By residue theorem :
$$\oint _{\gamma} f(z)\, \mathrm{d}z=2\pi i\sum\mathrm{Res}_{z=z_k}{f(z)}\tag{1}$$
For the residues we have :
$$\begin{align}
& \mathrm{Res}_{z=n}{\frac{\cot\pi z}{\sinh^2\pi z}} = \frac{1}{\pi\sinh^2\pi n} \\ \\
& \mathrm{Res}_{z=ni}{\frac{\cot\pi z}{\sinh^2\pi z}} = \frac{1}{\pi\sinh^2\pi n} \\ \\
& \mathrm{Res}_{z=0}{\frac{\cot\pi z}{\sinh^2\pi z}} = -\frac{2}{3\pi}
\end{align}$$
When $m\rightarrow\infty$ we have
$$\frac{\cot\pi (x\pm (mi+\frac12))}{\sinh^2\pi (x\pm (mi+\frac12))}\rightarrow \frac{\mp i}{\cosh^2\pi x}$$
Since integrals along the sides vanishes as $m\rightarrow\infty$ we rewrite $(1)$ using residues taking the limit as $m\rightarrow\infty$:
$$-2i\int_{-\infty}^\infty\frac{\mathrm{d}x}{\cosh^2\pi x}=2\pi i\left(-\frac{2}{3\pi}+\frac{4}{\pi}\sum_{n=1}^\infty\frac{1}{\sinh^2\pi n}\right)$$
Immediately since $\int_{-\infty}^\infty\frac{\mathrm{d}x}{\cosh^2\pi x}=\frac{1}{\pi}\tanh\pi x\bigg{|}_{-\infty}^\infty=\frac{2}{\pi}$ after simple manipulations we get the desired result :
$$\sum_{n=1}^{\infty}\frac{1}{\sinh^2\!\pi n}=\frac{1}{6}-\frac{1}{2\pi}$$
DECLARATION: I am not first and nor last who discovered exact value of the sum, and it is not in my competence to even name it like the Sophomore's dream has a name, however, I have decided to make an exeption because of its breathtaking beauty and after the tradition of "dreams" we shall refer to it as the Nike's dream, after greek goddess of victory - Nike.

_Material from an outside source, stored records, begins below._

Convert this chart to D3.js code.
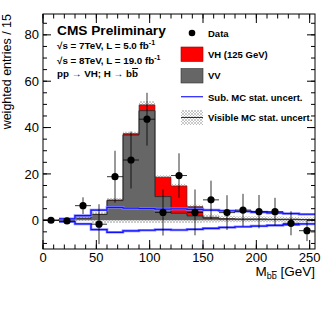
<!DOCTYPE html>
<html>
<head>
<meta charset="utf-8">
<script src="https://cdn.jsdelivr.net/npm/d3@7"></script>
<style>
  body { margin: 0; background: #fff; }
  text { font-family: "Liberation Sans", Arial, sans-serif; }
</style>
</head>
<body>
<div id="chart"></div>
<script>
// bins of 15 GeV, lower edges
var binLow = [0, 15, 30, 45, 60, 75, 90, 105, 120, 135, 150, 165, 180, 195, 210, 225, 240];
var binWidth = 15;
// stacked backgrounds
var vv = [0, 0.4, 0.9, 2.5, 8.5, 36.8, 47.3, 10.2, 3.0, 1.9, 0.9, 0.6, 0.5, 0.5, 0.4, 0.4, 0.3];
var vh = [0, 0, 0, 0.1, 0.3, 0.6, 2.5, 8.4, 11.8, 4.0, 0.4, 0.1, 0, 0, 0, 0, 0];
// visible MC stat. uncertainty (half width) and the band below zero
var mcUnc = [0, 0.5, 1.0, 1.0, 0.8, 0.8, 1.6, 0.8, 0.9, 0.8, 1.2, 1.2, 1.2, 1.2, 1.2, 1.0, 1.0];
var mcNeg = [0, 0, -0.4, -1.2, -1.2, -1.2, -1.2, -1.2, -1.2, -1.2, -1.0, -0.8, -0.8, -0.8, -0.8, -0.8, -0.8];
// subtracted MC stat. uncertainty (blue lines), first bin has none
var subUp = [null, 0.6, 2.0, 4.4, 5.6, 5.2, 5.0, 4.8, 4.9, 4.7, 4.4, 4.1, 3.8, 3.5, 3.2, 2.9, 2.6];
var subDown = [null, -0.6, -1.6, -4.0, -5.2, -4.6, -4.3, -4.0, -4.2, -3.9, -3.5, -3.1, -2.8, -2.5, -2.2, -1.9, -1.6];
// data
var dataY = [0, -0.3, 6.3, -1.7, 18.8, 26.0, 43.6, 3.4, 19.3, 3.4, 8.8, 3.3, 4.4, 3.7, 3.7, -1.3, -4.5];
var dataErr = [0.3, 0.5, 3.6, 8.6, 11.2, 12.3, 11.4, 10.0, 9.6, 9.9, 8.3, 7.5, 7.0, 7.2, 6.0, 5.2, 4.5];

var W = 332, H = 319;
var frame = {left: 43, right: 315, top: 14, bottom: 249};

var svg = d3.select("#chart").append("svg")
    .attr("width", W).attr("height", H);

var x = d3.scaleLinear().domain([0, 255]).range([frame.left, frame.right]);
var y = d3.scaleLinear().domain([-12.4, 89]).range([frame.bottom, frame.top]);

// hatch pattern for MC stat uncert.
var defs = svg.append("defs");
var pat = defs.append("pattern").attr("id", "hatch")
    .attr("patternUnits", "userSpaceOnUse").attr("width", 3).attr("height", 3);
pat.append("rect").attr("width", 3).attr("height", 3).attr("fill", "#fff");
pat.append("path").attr("d", "M0,0 L3,3 M3,0 L0,3")
    .attr("stroke", "#aaa").attr("stroke-width", 0.6);

var bins = binLow.map(function(b, i) {
    return {lo: b, hi: b + binWidth, vv: vv[i], vh: vh[i], unc: mcUnc[i], neg: mcNeg[i],
            up: subUp[i], down: subDown[i], d: dataY[i], e: dataErr[i]};
});

var plot = svg.append("g");

// light band below zero
plot.selectAll(".neg").data(bins.filter(function(d){ return d.neg < 0; }))
    .enter().append("rect")
    .attr("x", function(d){ return x(d.lo); })
    .attr("width", function(d){ return x(d.hi) - x(d.lo); })
    .attr("y", y(0))
    .attr("height", function(d){ return y(d.neg) - y(0); })
    .attr("fill", "url(#hatch)");

// MC stat. uncert. band around total
plot.selectAll(".unc").data(bins.filter(function(d){ return d.unc > 0; }))
    .enter().append("rect")
    .attr("x", function(d){ return x(d.lo); })
    .attr("width", function(d){ return x(d.hi) - x(d.lo); })
    .attr("y", function(d){ return y(d.vv + d.vh + d.unc); })
    .attr("height", function(d){ return y(d.vv + d.vh - d.unc) - y(d.vv + d.vh + d.unc); })
    .attr("fill", "url(#hatch)");

// VV
plot.selectAll(".vv").data(bins.filter(function(d){ return d.vv > 0; }))
    .enter().append("rect")
    .attr("x", function(d){ return x(d.lo); })
    .attr("width", function(d){ return x(d.hi) - x(d.lo); })
    .attr("y", function(d){ return y(d.vv); })
    .attr("height", function(d){ return y(0) - y(d.vv); })
    .attr("fill", "#666666");

// VH on top
plot.selectAll(".vh").data(bins.filter(function(d){ return d.vh > 0; }))
    .enter().append("rect")
    .attr("x", function(d){ return x(d.lo); })
    .attr("width", function(d){ return x(d.hi) - x(d.lo); })
    .attr("y", function(d){ return y(d.vv + d.vh); })
    .attr("height", function(d){ return y(d.vv) - y(d.vv + d.vh); })
    .attr("fill", "#ff0000");

// step outline helper
function stepPath(vals) {
    var pts = [];
    bins.forEach(function(d, i) {
        if (vals[i] == null) return;
        pts.push([x(d.lo), y(vals[i])]);
        pts.push([x(d.hi), y(vals[i])]);
    });
    return d3.line()(pts);
}

// VV outline and total outline
plot.append("path").attr("d", stepPath(vv))
    .attr("fill", "none").attr("stroke", "#222").attr("stroke-width", 0.9);
plot.append("path").attr("d", stepPath(bins.map(function(d){ return d.vv + d.vh; })))
    .attr("fill", "none").attr("stroke", "#333").attr("stroke-width", 0.6);

// blue sub MC stat uncert lines
[subUp, subDown].forEach(function(arr) {
    plot.append("path").attr("d", stepPath(arr))
        .attr("fill", "none").attr("stroke", "#8888ff").attr("stroke-width", 2.6);
    plot.append("path").attr("d", stepPath(arr))
        .attr("fill", "none").attr("stroke", "#1010ff").attr("stroke-width", 1.2);
});

// data points
var pts = plot.selectAll(".pt").data(bins).enter().append("g");
pts.append("line")
    .attr("x1", function(d){ return x(d.lo); }).attr("x2", function(d){ return x(d.hi); })
    .attr("y1", function(d){ return y(d.d); }).attr("y2", function(d){ return y(d.d); })
    .attr("stroke", "#000").attr("stroke-width", 0.8);
pts.append("line")
    .attr("x1", function(d){ return x(d.lo + binWidth / 2); }).attr("x2", function(d){ return x(d.lo + binWidth / 2); })
    .attr("y1", function(d){ return y(d.d + d.e); }).attr("y2", function(d){ return y(d.d - d.e); })
    .attr("stroke", "#000").attr("stroke-width", 0.8);
pts.append("circle")
    .attr("cx", function(d){ return x(d.lo + binWidth / 2); })
    .attr("cy", function(d){ return y(d.d); })
    .attr("r", 3.6).attr("fill", "#000");

// frame
svg.append("rect")
    .attr("x", frame.left).attr("y", frame.top)
    .attr("width", frame.right - frame.left).attr("height", frame.bottom - frame.top)
    .attr("fill", "none").attr("stroke", "#000").attr("stroke-width", 1);

// ticks, ROOT style, inside on all sides
var yMajor = d3.range(0, 81, 20), yMinor = d3.range(-10, 89, 5);
var xMajor = d3.range(0, 251, 50), xMinor = d3.range(0, 255, 10);
var tk = svg.append("g").attr("stroke", "#000").attr("stroke-width", 1);
function yTicks(vals, len) {
    vals.forEach(function(v) {
        tk.append("line").attr("x1", frame.left).attr("x2", frame.left + len)
            .attr("y1", y(v)).attr("y2", y(v));
        tk.append("line").attr("x1", frame.right).attr("x2", frame.right - len)
            .attr("y1", y(v)).attr("y2", y(v));
    });
}
function xTicks(vals, len) {
    vals.forEach(function(v) {
        tk.append("line").attr("y1", frame.bottom).attr("y2", frame.bottom - len)
            .attr("x1", x(v)).attr("x2", x(v));
        tk.append("line").attr("y1", frame.top).attr("y2", frame.top + len)
            .attr("x1", x(v)).attr("x2", x(v));
    });
}
yTicks(yMinor, 4); yTicks(yMajor, 8);
xTicks(xMinor, 4.5); xTicks(xMajor, 9);

svg.selectAll(".ylab").data(yMajor).enter().append("text")
    .attr("x", 39).attr("y", function(d){ return y(d) + 4.6; })
    .attr("text-anchor", "end").attr("font-size", 13).text(function(d){ return d; });
svg.selectAll(".xlab").data(xMajor).enter().append("text")
    .attr("x", function(d){ return x(d); }).attr("y", 262)
    .attr("text-anchor", "middle").attr("font-size", 13).text(function(d){ return d; });

// axis titles
svg.append("text")
    .attr("transform", "translate(11,14) rotate(-90)")
    .attr("text-anchor", "end").attr("font-size", 12.5)
    .text("weighted entries / 15");

var xt = svg.append("text").attr("x", 315).attr("y", 276)
    .attr("text-anchor", "end").attr("font-size", 13.5);
xt.append("tspan").text("M");
xt.append("tspan").attr("font-size", 9).attr("dy", 3).text("b");
xt.append("tspan").attr("font-size", 9).style("text-decoration", "overline").text("b");
xt.append("tspan").attr("dy", -3).text(" [GeV]");

// header text
var hx = 57;
svg.append("text").attr("x", hx).attr("y", 35).attr("font-size", 13.7)
    .attr("font-weight", "bold").text("CMS Preliminary");
function lumi(yy, s, L) {
    var t = svg.append("text").attr("x", hx).attr("y", yy).attr("font-size", 9.8).attr("font-weight", "bold");
    t.append("tspan").text("\u221As =  " + s + "TeV, L = " + L + " fb");
    t.append("tspan").attr("font-size", 7).attr("dy", -4).text("-1");
}
lumi(49, "7", "5.0");
lumi(64, "8", "19.0");
var pp = svg.append("text").attr("x", hx).attr("y", 77).attr("font-size", 9.8).attr("font-weight", "bold");
pp.append("tspan").text("pp \u2192 VH; H \u2192 b");
pp.append("tspan").style("text-decoration", "overline").text("b");

// legend
var lg = svg.append("g");
var lx = 181, lw = 22, tx = 208;
lg.append("circle").attr("cx", 192).attr("cy", 33).attr("r", 3.3).attr("fill", "#000");
lg.append("rect").attr("x", lx).attr("y", 47).attr("width", lw).attr("height", 14.5)
    .attr("fill", "#ff0000").attr("stroke", "#900").attr("stroke-width", 0.6);
lg.append("rect").attr("x", lx).attr("y", 68.5).attr("width", lw).attr("height", 14.5)
    .attr("fill", "#666666").attr("stroke", "#333").attr("stroke-width", 0.6);
lg.append("line").attr("x1", lx).attr("x2", lx + lw).attr("y1", 96.7).attr("y2", 96.7)
    .attr("stroke", "#3030ff").attr("stroke-width", 1.3);
lg.append("rect").attr("x", lx).attr("y", 110).attr("width", lw).attr("height", 15)
    .attr("fill", "url(#hatch)");
lg.append("line").attr("x1", lx).attr("x2", lx + lw).attr("y1", 117.5).attr("y2", 117.5)
    .attr("stroke", "#000").attr("stroke-width", 0.8);
var labels = ["Data", "VH (125 GeV)", "VV", "Sub. MC stat. uncert.", "Visible MC stat. uncert."];
var ly = [36.5, 58, 79, 100.5, 121];
labels.forEach(function(l, i) {
    lg.append("text").attr("x", tx).attr("y", ly[i]).attr("font-size", 9.5)
        .attr("font-weight", "bold").text(l);
});
</script>
</body>
</html>
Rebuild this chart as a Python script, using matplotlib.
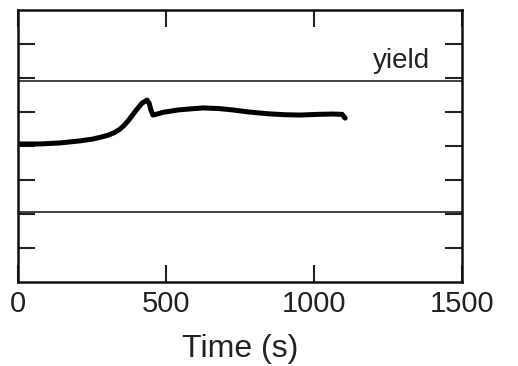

A: Hint. This is a normally convergent series, then one may interchange the two summations,
$$
\begin{align}
\sum_{n=1}^{\infty}\frac{1}{\sinh^2\!\pi n}&=4\sum_{n=1}^{\infty}\frac{e^{-2\pi n}}{(1-e^{-2\pi n})^2}
\\\\&=4\sum_{n=1}^{\infty}\sum_{k=1}^{\infty}k\:e^{-2\pi n k}
\\\\&=4\sum_{k=1}^{\infty}k\left(\sum_{n=1}^{\infty}e^{-2\pi n k}\right)
\\\\&=4\sum_{k=1}^{\infty}\frac{k}{e^{2\pi k}-1}
\\\\&=\frac16-\frac1{2\pi}
\end{align}
$$
where we have concluded using a classic evaluation.
A: By considering the logarithmic derivative of the Weierstrass product
$$ \frac{\sinh(\pi x)}{\pi x}=\prod_{m\geq 1}\left(1+\frac{x^2}{m^2}\right) \tag{1}$$
we have:
$$ \sum_{m\in\mathbb{Z}}\frac{x}{x^2+m^2}=\frac{1}{2}\sum_{m\in\mathbb{Z}}\left(\frac{1}{x-mi}+\frac{1}{x+mi}\right)=\pi \coth(\pi x) \tag{2}$$
and by differentiating again:
$$ \frac{\pi^2}{\sinh^2(\pi x)}=\frac{1}{2}\sum_{m\in\mathbb{Z}}\left(\frac{1}{(x-mi)^2}+\frac{1}{(x+mi)^2}\right)\tag{3}$$
so we have:
$$ \sum_{n\geq 1}\frac{1}{\sinh^2(\pi n)}=\frac{1}{2\pi^2}\sum_{n\geq 1}\sum_{m\in\mathbb{Z}}\left(\frac{1}{(n-mi)^2}+\frac{1}{(n+mi)^2}\right)\tag{4} $$
the connection with the Weierstrass elliptic function $\wp$ should now be clear.